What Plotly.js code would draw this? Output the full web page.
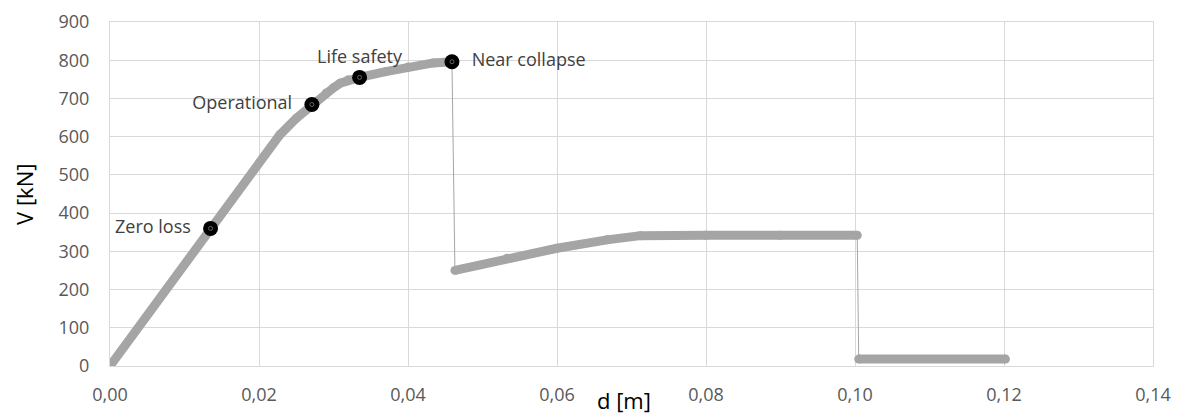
<!DOCTYPE html>
<html>
<head>
<meta charset="utf-8">
<script src="https://cdn.plot.ly/plotly-3.0.1.min.js"></script>
<style>html,body{margin:0;padding:0;background:#fff;}#chart{width:1182px;height:414px;}</style>
</head>
<body>
<div id="chart"></div>
<script>
// Pre-peak branch
const xPre = [0, 0.0135, 0.0228, 0.0250, 0.0271, 0.0290, 0.0300, 0.0309, 0.0320, 0.0335, 0.0370, 0.0400, 0.0434, 0.0459];
const yPre = [0, 360, 605, 648, 684, 714, 728, 740, 749, 755, 770, 782, 793, 796];
// Post-drop branch
const xMid = [0.0463, 0.0533, 0.0600, 0.0667, 0.0712, 0.0800, 0.0900, 0.1003];
const yMid = [250, 282, 308, 330, 341, 342, 342, 342];
// Residual branch
const xRes = [0.1005, 0.1202];
const yRes = [18, 18];
// Drops
const xDrop1 = [0.0459, 0.0463];
const yDrop1 = [796, 250];
const xDrop2 = [0.1003, 0.1005];
const yDrop2 = [342, 18];
// Performance levels
const perfNames = ["Zero loss", "Operational", "Life safety", "Near collapse"];
const perfX = [0.0135, 0.0271, 0.0335, 0.0459];
const perfY = [360, 684, 755, 796];
const perfPos = ["middle left", "middle left", "top center", "middle right"];
const xTicks = [0, 0.02, 0.04, 0.06, 0.08, 0.10, 0.12, 0.14];
const xTitle = 'd [m]';
const yTitle = 'V [kN]';

const grey = '#a5a5a5';
const FONT = 'Open Sans, sans-serif';
const thick = (x, y) => ({x, y, mode: 'lines+markers', line: {color: grey, width: 9}, marker: {color: grey, size: 9}, hoverinfo: 'skip', showlegend: false});
const thin = (x, y) => ({x, y, mode: 'lines', line: {color: grey, width: 1}, hoverinfo: 'skip', showlegend: false});

const labels = perfNames.map((s, i) => perfPos[i] === 'middle left' ? s + '  ' : (perfPos[i] === 'middle right' ? '  ' + s : s));

const traces = [
  thin(xDrop1, yDrop1), thin(xDrop2, yDrop2),
  thick(xPre, yPre), thick(xMid, yMid), thick(xRes, yRes),
  {x: perfX, y: perfY, mode: 'markers+text', text: labels, textposition: perfPos,
   marker: {color: '#000', size: 15}, textfont: {family: FONT, size: 18, color: '#404040'}, showlegend: false, hoverinfo: 'skip'},
  {x: perfX, y: perfY, mode: 'markers', marker: {symbol: 'circle-open', color: '#666', size: 4, line: {width: 1, color: '#666'}}, showlegend: false, hoverinfo: 'skip'}
];

const layout = {
  width: 1182, height: 414,
  margin: {l: 110, r: 29, t: 22, b: 48},
  paper_bgcolor: '#fff', plot_bgcolor: '#fff',
  separators: ', ',
  font: {family: FONT, color: '#595959', size: 18},
  xaxis: {
    range: [0, 0.14], tickvals: xTicks, tickformat: '.2f',
    showgrid: true, gridcolor: '#d9d9d9', gridwidth: 1,
    showline: true, mirror: true, linecolor: '#d9d9d9', linewidth: 1,
    zeroline: false, ticks: '', ticklabelstandoff: 12,
    tickfont: {family: FONT, size: 18, color: '#595959'}
  },
  yaxis: {
    range: [0, 900], dtick: 100, tick0: 0,
    showgrid: true, gridcolor: '#d9d9d9', gridwidth: 1,
    showline: true, mirror: true, linecolor: '#d9d9d9', linewidth: 1,
    zeroline: false, ticks: '', ticklabelstandoff: 16,
    tickfont: {family: FONT, size: 18, color: '#595959'}
  },
  annotations: [
    {text: xTitle, xref: 'paper', yref: 'paper', x: 0.4928, y: -0.099, xanchor: 'center', yanchor: 'middle',
     showarrow: false, font: {family: FONT, size: 22, color: '#000'}},
    {text: yTitle, xref: 'paper', yref: 'paper', x: -0.0825, y: 0.5, xanchor: 'center', yanchor: 'middle', textangle: -90,
     showarrow: false, font: {family: FONT, size: 22, color: '#000'}}
  ]
};
Plotly.newPlot('chart', traces, layout, {displayModeBar: false, staticPlot: true});
</script>
</body>
</html>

* _YOUR TASK_:
Reproduce every line precisely as given, omitting all pictures.

* _EXERCISE OUTPUT_:
What Plotly.js code would draw this? Output the full web page.
<!DOCTYPE html>
<html>
<head>
<meta charset="utf-8">
<script src="https://cdn.plot.ly/plotly-3.0.1.min.js"></script>
<style>html,body{margin:0;padding:0;background:#fff;}#chart{width:1182px;height:414px;}</style>
</head>
<body>
<div id="chart"></div>
<script>
// Pre-peak branch
const xPre = [0, 0.0135, 0.0228, 0.0250, 0.0271, 0.0290, 0.0300, 0.0309, 0.0320, 0.0335, 0.0370, 0.0400, 0.0434, 0.0459];
const yPre = [0, 360, 605, 648, 684, 714, 728, 740, 749, 755, 770, 782, 793, 796];
// Post-drop branch
const xMid = [0.0463, 0.0533, 0.0600, 0.0667, 0.0712, 0.0800, 0.0900, 0.1003];
const yMid = [250, 282, 308, 330, 341, 342, 342, 342];
// Residual branch
const xRes = [0.1005, 0.1202];
const yRes = [18, 18];
// Drops
const xDrop1 = [0.0459, 0.0463];
const yDrop1 = [796, 250];
const xDrop2 = [0.1003, 0.1005];
const yDrop2 = [342, 18];
// Performance levels
const perfNames = ["Zero loss", "Operational", "Life safety", "Near collapse"];
const perfX = [0.0135, 0.0271, 0.0335, 0.0459];
const perfY = [360, 684, 755, 796];
const perfPos = ["middle left", "middle left", "top center", "middle right"];
const xTicks = [0, 0.02, 0.04, 0.06, 0.08, 0.10, 0.12, 0.14];
const xTitle = 'd [m]';
const yTitle = 'V [kN]';

const grey = '#a5a5a5';
const FONT = 'Open Sans, sans-serif';
const thick = (x, y) => ({x, y, mode: 'lines+markers', line: {color: grey, width: 9}, marker: {color: grey, size: 9}, hoverinfo: 'skip', showlegend: false});
const thin = (x, y) => ({x, y, mode: 'lines', line: {color: grey, width: 1}, hoverinfo: 'skip', showlegend: false});

const labels = perfNames.map((s, i) => perfPos[i] === 'middle left' ? s + '  ' : (perfPos[i] === 'middle right' ? '  ' + s : s));

const traces = [
  thin(xDrop1, yDrop1), thin(xDrop2, yDrop2),
  thick(xPre, yPre), thick(xMid, yMid), thick(xRes, yRes),
  {x: perfX, y: perfY, mode: 'markers+text', text: labels, textposition: perfPos,
   marker: {color: '#000', size: 15}, textfont: {family: FONT, size: 18, color: '#404040'}, showlegend: false, hoverinfo: 'skip'},
  {x: perfX, y: perfY, mode: 'markers', marker: {symbol: 'circle-open', color: '#666', size: 4, line: {width: 1, color: '#666'}}, showlegend: false, hoverinfo: 'skip'}
];

const layout = {
  width: 1182, height: 414,
  margin: {l: 110, r: 29, t: 22, b: 48},
  paper_bgcolor: '#fff', plot_bgcolor: '#fff',
  separators: ', ',
  font: {family: FONT, color: '#595959', size: 18},
  xaxis: {
    range: [0, 0.14], tickvals: xTicks, tickformat: '.2f',
    showgrid: true, gridcolor: '#d9d9d9', gridwidth: 1,
    showline: true, mirror: true, linecolor: '#d9d9d9', linewidth: 1,
    zeroline: false, ticks: '', ticklabelstandoff: 12,
    tickfont: {family: FONT, size: 18, color: '#595959'}
  },
  yaxis: {
    range: [0, 900], dtick: 100, tick0: 0,
    showgrid: true, gridcolor: '#d9d9d9', gridwidth: 1,
    showline: true, mirror: true, linecolor: '#d9d9d9', linewidth: 1,
    zeroline: false, ticks: '', ticklabelstandoff: 16,
    tickfont: {family: FONT, size: 18, color: '#595959'}
  },
  annotations: [
    {text: xTitle, xref: 'paper', yref: 'paper', x: 0.4928, y: -0.099, xanchor: 'center', yanchor: 'middle',
     showarrow: false, font: {family: FONT, size: 22, color: '#000'}},
    {text: yTitle, xref: 'paper', yref: 'paper', x: -0.0825, y: 0.5, xanchor: 'center', yanchor: 'middle', textangle: -90,
     showarrow: false, font: {family: FONT, size: 22, color: '#000'}}
  ]
};
Plotly.newPlot('chart', traces, layout, {displayModeBar: false, staticPlot: true});
</script>
</body>
</html>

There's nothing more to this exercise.